CJEU says no to organic trade mark
In early 2008, Groupe Léa Nature applied to register its European trade mark (“SO’BiO ētic”) with the EUIPO. The trade mark related to classes 3 (cleaning preparations and cosmetics) and 25 (clothing, footwear and headgear) for organic products.
In 2008, the company Debonair opposed the trade mark, as it owned two trade marks (“SO…?”) in the same above classes.
In 2010, the EUIPO opposition division dismissed Debonair’s attempt to have Groupe Léa Nature’s trade mark cancelled. Debonair made an appeal to the First Board of Appeal.
The Appeal Board overturned the above decision, stating that there was a likelihood of confusion between the two company’s marks. This spurred Groupe Léa Nature to file an appeal with the EU General Court.

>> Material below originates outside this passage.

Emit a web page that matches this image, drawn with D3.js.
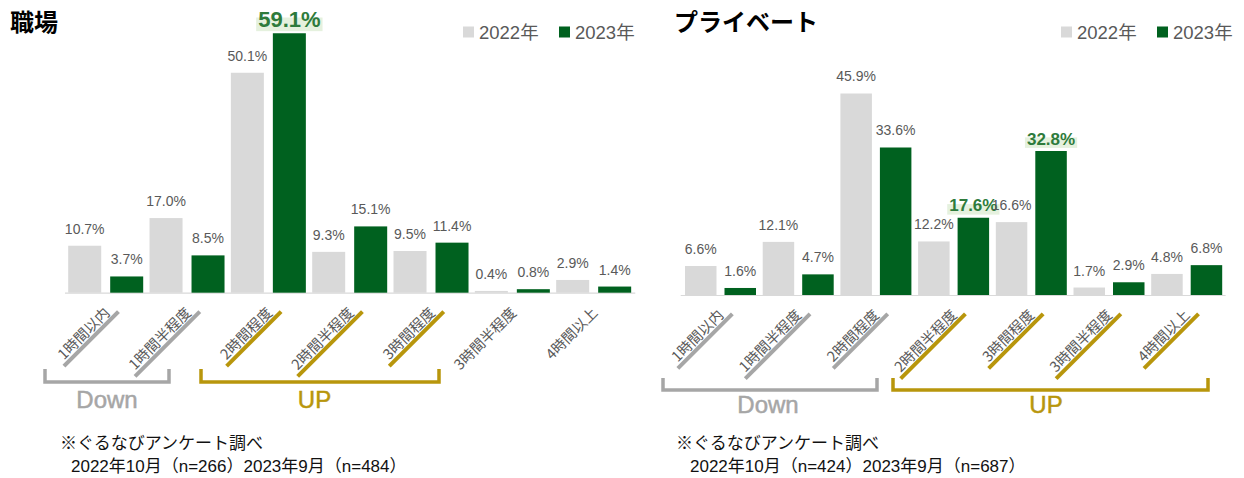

Groupe Léa Nature sought to reverse the decision of the Appeal Board and restore its mark. Since the case had been dismissed, Groupe Léa Nature fought for the case to be returned to the General Court for review. It felt that the Appeal Board had failed to appreciate the distinctive and dominant character of the element “so”. As it held this to be the only common elements in the two marks, it wanted Debonair to pay the costs after the decision was reversed.
In a surprise turn of events for Groupe Léa Nature, the CJEU refused to overturn the previous decision. The CJEU held that the General Court had accurately weighted the differences in both marks.
However, Groupe Léa Nature argued that the General Court had failed, by not adhering to the establish case law when assessing the similarity of the two marks.
Nevertheless, the CJEU reach the judgment that the element of “bio” of the mark held the same importance as “so”. Furthermore, the CJEU found that the General Court had correctly applied the case law when determining whether there was a likelihood of confusion between the two marks.
The CJEU awarded costs to Debonair and the EUIPO.